Published at a time before the current reckoning with the more distressing racist and colonial aspects of Macdonald’s legacy, Gwyn’s books were an attempt to redress this lack of historical knowledge, while at the same time being careful not to gloss over some of our first prime minister’s less-than-stellar qualities or policies. “It’s certainly time that there was a reassessment of the great historical figures who we revered fairly uncritically until recently,” Gray says. “If you look at the way [Gwyn] treated the whole Louis Riel episode, that was very different from previous, much more admiring accounts.”
Equally notable is that the books were produced when the author was in his 70s. “To be able to produce work of that quality and density and originality in your mid-70s [is remarkable],” Paikin says. “He was doing the best work of his life in his mid-70s.”

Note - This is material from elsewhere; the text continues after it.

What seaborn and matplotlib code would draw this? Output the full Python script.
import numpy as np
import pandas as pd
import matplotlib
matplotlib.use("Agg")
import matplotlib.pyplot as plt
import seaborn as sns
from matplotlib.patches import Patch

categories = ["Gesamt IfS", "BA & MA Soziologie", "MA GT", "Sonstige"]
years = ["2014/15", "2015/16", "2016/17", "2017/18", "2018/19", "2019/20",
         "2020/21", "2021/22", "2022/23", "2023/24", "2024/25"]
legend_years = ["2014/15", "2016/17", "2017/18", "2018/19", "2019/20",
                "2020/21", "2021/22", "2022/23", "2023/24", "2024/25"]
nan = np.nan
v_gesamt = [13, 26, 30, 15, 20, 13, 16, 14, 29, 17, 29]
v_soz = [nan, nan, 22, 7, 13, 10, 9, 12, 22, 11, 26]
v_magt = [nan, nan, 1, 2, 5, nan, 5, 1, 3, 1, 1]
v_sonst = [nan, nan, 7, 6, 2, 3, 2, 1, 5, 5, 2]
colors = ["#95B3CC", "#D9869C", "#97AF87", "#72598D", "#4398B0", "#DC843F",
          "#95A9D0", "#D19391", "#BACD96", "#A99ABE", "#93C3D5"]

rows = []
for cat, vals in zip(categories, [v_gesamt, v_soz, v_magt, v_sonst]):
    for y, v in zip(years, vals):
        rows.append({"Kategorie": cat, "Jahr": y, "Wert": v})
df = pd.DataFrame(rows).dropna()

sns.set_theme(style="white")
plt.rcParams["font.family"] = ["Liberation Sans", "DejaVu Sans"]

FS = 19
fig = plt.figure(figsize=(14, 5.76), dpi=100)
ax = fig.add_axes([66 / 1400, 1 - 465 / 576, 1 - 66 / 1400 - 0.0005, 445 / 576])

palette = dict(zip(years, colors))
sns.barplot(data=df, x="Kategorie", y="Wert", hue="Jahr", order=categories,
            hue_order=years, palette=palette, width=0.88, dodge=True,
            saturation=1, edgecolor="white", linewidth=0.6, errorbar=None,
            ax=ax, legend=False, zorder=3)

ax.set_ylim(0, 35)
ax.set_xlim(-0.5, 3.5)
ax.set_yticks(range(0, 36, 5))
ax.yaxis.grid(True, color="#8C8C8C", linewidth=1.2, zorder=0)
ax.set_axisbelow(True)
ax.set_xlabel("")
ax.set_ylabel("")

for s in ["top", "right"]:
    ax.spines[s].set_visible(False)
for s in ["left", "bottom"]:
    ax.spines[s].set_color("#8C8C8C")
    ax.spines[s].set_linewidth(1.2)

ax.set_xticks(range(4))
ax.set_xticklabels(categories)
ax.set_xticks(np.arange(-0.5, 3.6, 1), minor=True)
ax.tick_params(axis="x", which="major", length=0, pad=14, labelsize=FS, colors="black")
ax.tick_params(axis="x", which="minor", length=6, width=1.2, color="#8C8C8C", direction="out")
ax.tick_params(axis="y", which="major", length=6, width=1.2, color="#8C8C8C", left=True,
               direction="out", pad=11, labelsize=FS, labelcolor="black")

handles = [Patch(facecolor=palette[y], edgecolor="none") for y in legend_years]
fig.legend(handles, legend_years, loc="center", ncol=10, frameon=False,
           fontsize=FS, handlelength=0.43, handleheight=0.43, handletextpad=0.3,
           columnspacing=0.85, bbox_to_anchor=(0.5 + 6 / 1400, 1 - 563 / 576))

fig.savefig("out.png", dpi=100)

For Collins, this was a natural outgrowth of the many years Gwyn spent writing, talking, and thinking about Canada and its political system. “He spent all those years looking at the life of Canada, the nature of our public discourse, the way our politics worked,” she says. “He loved the place enormously.”

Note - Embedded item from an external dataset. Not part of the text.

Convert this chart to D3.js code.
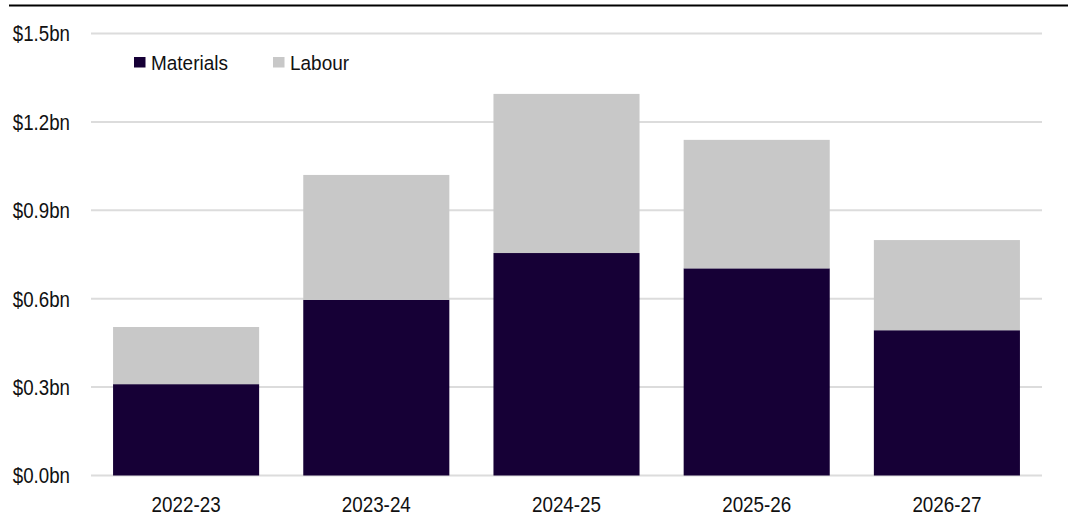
<!DOCTYPE html>
<html>
<head>
<meta charset="utf-8">
<script src="https://cdn.jsdelivr.net/npm/d3@7"></script>
<style>
  html, body { margin: 0; padding: 0; background: #fff; }
  svg text { font-family: "Liberation Sans", Arial, sans-serif; fill: #111; }
</style>
</head>
<body>
<svg id="chart" width="1070" height="521"></svg>
<script>
const categories = ["2022-23", "2023-24", "2024-25", "2025-26", "2026-27"];
const materials = [0.31, 0.596, 0.755, 0.703, 0.493];
const labour = [0.194, 0.424, 0.54, 0.436, 0.306];
const seriesNames = ["Materials", "Labour"];
const seriesColors = ["#160036", "#c8c8c8"];
const yTicks = [0, 0.3, 0.6, 0.9, 1.2, 1.5];

const svg = d3.select("#chart");
const margin = { left: 91, right: 1042, top: 33.5, bottom: 475.5 };

const x = d3.scaleBand().domain(categories).range([margin.left, margin.right])
  .paddingInner(0.232).paddingOuter(0.116);
const y = d3.scaleLinear().domain([0, 1.5]).range([margin.bottom, margin.top]);

// condense text horizontally (narrow-style font look)
function condense(sel, ratio) {
  sel.each(function () {
    const w = this.getComputedTextLength();
    d3.select(this).attr("textLength", w * ratio).attr("lengthAdjust", "spacingAndGlyphs");
  });
}

// top rule
svg.append("line").attr("x1", 9).attr("x2", 1068).attr("y1", 5.5).attr("y2", 5.5)
  .attr("stroke", "#000").attr("stroke-width", 2.2);

// gridlines
svg.append("g").selectAll("line").data(yTicks).join("line")
  .attr("x1", margin.left).attr("x2", margin.right)
  .attr("y1", d => y(d)).attr("y2", d => y(d))
  .attr("stroke", "#dcdcdc").attr("stroke-width", 2);

// y labels
svg.append("g").selectAll("text").data(yTicks).join("text")
  .attr("x", 70).attr("y", d => y(d)).attr("dy", "0.36em")
  .attr("text-anchor", "end").attr("font-size", 22)
  .text(d => "$" + d.toFixed(1) + "bn")
  .call(condense, 0.85);

// stacked bars
const rows = categories.map((c, i) => ({ cat: c, Materials: materials[i], Labour: labour[i] }));
const stack = d3.stack().keys(seriesNames)(rows);
svg.append("g").selectAll("g").data(stack).join("g")
  .attr("fill", (d, i) => seriesColors[i])
  .selectAll("rect").data(d => d).join("rect")
  .attr("x", d => x(d.data.cat))
  .attr("width", x.bandwidth())
  .attr("y", d => y(d[1]))
  .attr("height", d => y(d[0]) - y(d[1]));

// x labels
svg.append("g").selectAll("text").data(categories).join("text")
  .attr("x", d => x(d) + x.bandwidth() / 2).attr("y", 511.5)
  .attr("text-anchor", "middle").attr("font-size", 22)
  .text(d => d)
  .call(condense, 0.855);

// legend
const legendX = [134, 273];
const lg = svg.append("g").selectAll("g").data(seriesNames).join("g")
  .attr("transform", (d, i) => `translate(${legendX[i]},57)`);
lg.append("rect").attr("width", 11.5).attr("height", 10.5).attr("fill", (d, i) => seriesColors[i]);
lg.append("text").attr("x", 17).attr("y", 13.2).attr("font-size", 20.5).text(d => d)
  .call(condense, 0.925);
</script>
</body>
</html>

So deep was Gwyn’s devotion to his adopted country that he had contracted to write a short volume intended to be “his love letter to Canada,” according to Collins. That plan was derailed when his Alzheimer’s diagnosis forced him to quit writing his bi-weekly Toronto Star column in 2016. “As soon as he realized he couldn’t hold the same kind of argument in his head that he’d always been so capable of holding, he called me up and said ‘I need to come and talk to you,’” Collins says. “He sat me down and said, ‘Anne, there’s no way I can do this book because my equipment isn’t working. I’m not firing on all cylinders.’”
For a person like Gwyn, whose whole being was tied up in his ability to think and communicate critically about complex abstract or theoretical ideas, the slow slide into dementia was truly heartbreaking. “The world has a way of being very cruel,” says Paikin. “If you wanted to find the cruellest way for Richard Gwyn to experience his demise, take away his ability to read, take away his ability to write, take away his ability to be coherent.” Paikin and Collins both bemoan the fact that Gwyn’s illness robbed the world of any further volumes of writing that might have aspired to the heights of his books on Trudeau and Macdonald.

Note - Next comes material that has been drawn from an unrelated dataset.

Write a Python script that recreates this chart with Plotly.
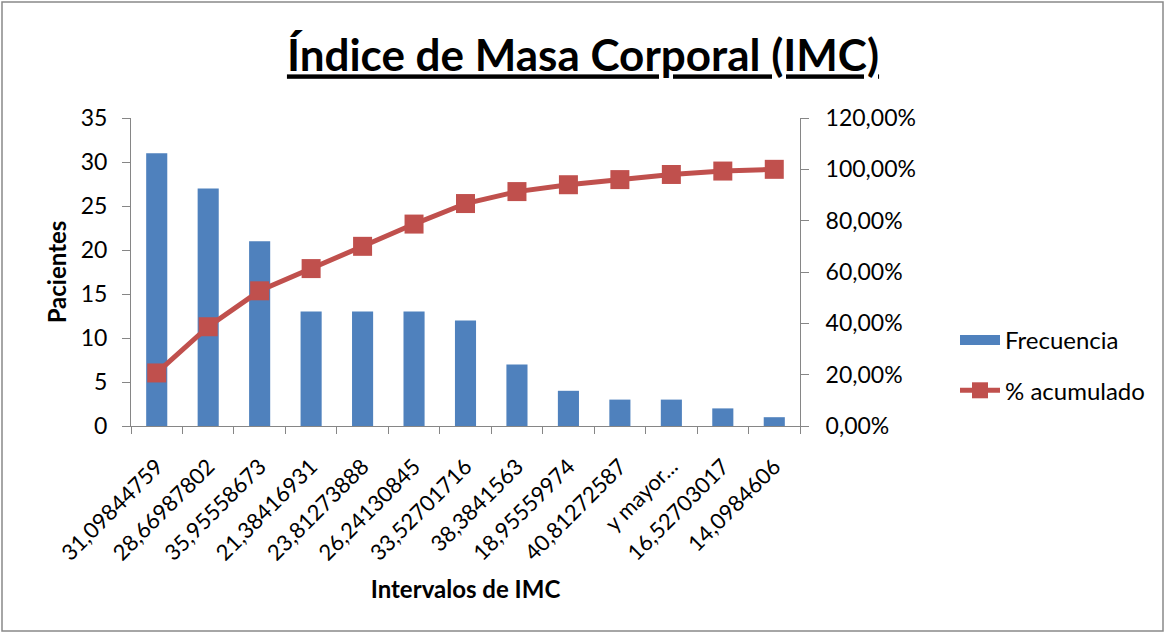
import plotly.graph_objects as go

categories = ["31,09844759", "28,66987802", "35,95558673", "21,38416931", "23,81273888",
              "26,24130845", "33,52701716", "38,3841563", "18,95559974", "40,81272587",
              "y mayor...", "16,52703017", "14,0984606"]
frecuencia = [31, 27, 21, 13, 13, 13, 12, 7, 4, 3, 3, 2, 1]
acumulado = [0.2067, 0.3867, 0.5267, 0.6133, 0.7000, 0.7867, 0.8667, 0.9133,
             0.9400, 0.9600, 0.9800, 0.9933, 1.0000]

FONT = "Lato"
AXIS_COLOR = "#868686"
BAR_COLOR = "#4F81BD"
LINE_COLOR = "#C0504D"

L, R, T, B = 131, 800, 118, 426
W, H = 1166, 634
pw, ph = R - L, B - T

def px(x):
    return (x - L) / pw

def py(y):
    return (B - y) / ph

fig = go.Figure()
fig.add_trace(go.Bar(x=categories, y=frecuencia, name="Frecuencia", showlegend=False,
                     marker=dict(color=BAR_COLOR, line=dict(width=0)), width=0.41))
# legend proxy so the bar key is drawn as a wide rectangle, as in the original
fig.add_trace(go.Scatter(x=[None], y=[None], name="Frecuencia", legendgroup="a",
                         mode="lines", line=dict(color=BAR_COLOR, width=15)))
fig.add_trace(go.Scatter(x=categories, y=acumulado, name="% acumulado", yaxis="y2",
                         legendgroup="b", mode="lines+markers",
                         line=dict(color=LINE_COLOR, width=5),
                         marker=dict(symbol="square", size=19, color=LINE_COLOR)))

fig.update_layout(
    width=W, height=H,
    margin=dict(l=L, r=W - R, t=T, b=H - B),
    paper_bgcolor="white", plot_bgcolor="white",
    separators=",.",
    font=dict(family=FONT, color="black", size=22),
    title=dict(text="<b><u>Índice de Masa Corporal (IMC)</u></b>", x=0.5, xanchor="center",
               y=1 - 56 / H, yanchor="middle", font=dict(size=44, family=FONT)),
    xaxis=dict(type="category", showline=True, linecolor=AXIS_COLOR, linewidth=1,
               ticks="outside", tickson="boundaries", ticklen=7, tickcolor=AXIS_COLOR,
               tickangle=-45, tickfont=dict(size=22), showgrid=False,
               ticklabelstandoff=18,
               title=dict(text="<b>Intervalos de IMC</b>", font=dict(size=24), standoff=16),
               range=[-0.5, 12.5]),
    yaxis=dict(range=[0, 35], dtick=5, showline=True, linecolor=AXIS_COLOR, linewidth=1,
               ticks="outside", ticklen=8, tickcolor=AXIS_COLOR, showgrid=False,
               zeroline=False, tickfont=dict(size=23), ticklabelstandoff=10,
               title=dict(text="<b>Pacientes</b>", font=dict(size=24), standoff=7)),
    yaxis2=dict(range=[0, 1.2], dtick=0.2, overlaying="y", side="right",
                tickformat=".2%", showline=True, linecolor=AXIS_COLOR, linewidth=1,
                ticks="outside", ticklen=8, tickcolor=AXIS_COLOR, showgrid=False,
                zeroline=False, tickfont=dict(size=23), ticklabelstandoff=12),
    legend=dict(x=px(955), y=py(318), xanchor="left", yanchor="top",
                font=dict(size=24), bgcolor="rgba(0,0,0,0)", traceorder="grouped",
                tracegroupgap=16, itemwidth=40),
    showlegend=True,
)

fig.add_shape(type="rect", xref="paper", yref="paper",
              x0=px(2), x1=px(1163), y0=py(631), y1=py(2),
              line=dict(color="#898989", width=1.5), fillcolor="rgba(0,0,0,0)", layer="below")

fig.write_html("out.html", config={"displayModeBar": False},
               post_script="document.body.style.margin='0';")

In one of his final Toronto Star columns, following the 2016 vehicular terrorist attack in Nice, France, Gwyn made an argument for the export of Canadian values around the world: “Many years back we made a major contribution to international affairs by developing the idea and the institute of peacekeeping. Somehow we need to develop a contemporary equivalent, this one based on the presumption that all are equal. Easy to say; excruciatingly difficult to accomplish. But it’s what the world needs.” This seems to encapsulate his view of Canada as a place where, evident social and political ills notwithstanding, the opportunity for greater harmony and inclusiveness is apparent.
“He basically thought we had the potential to be better at all those things than any other place on the planet,” Collins says. “He really thought we had crafted a place where we could have democratic discussions, where we had the give and take to absorb crises and to carry on.” It’s a perspective that will be sadly missed in our current historical moment.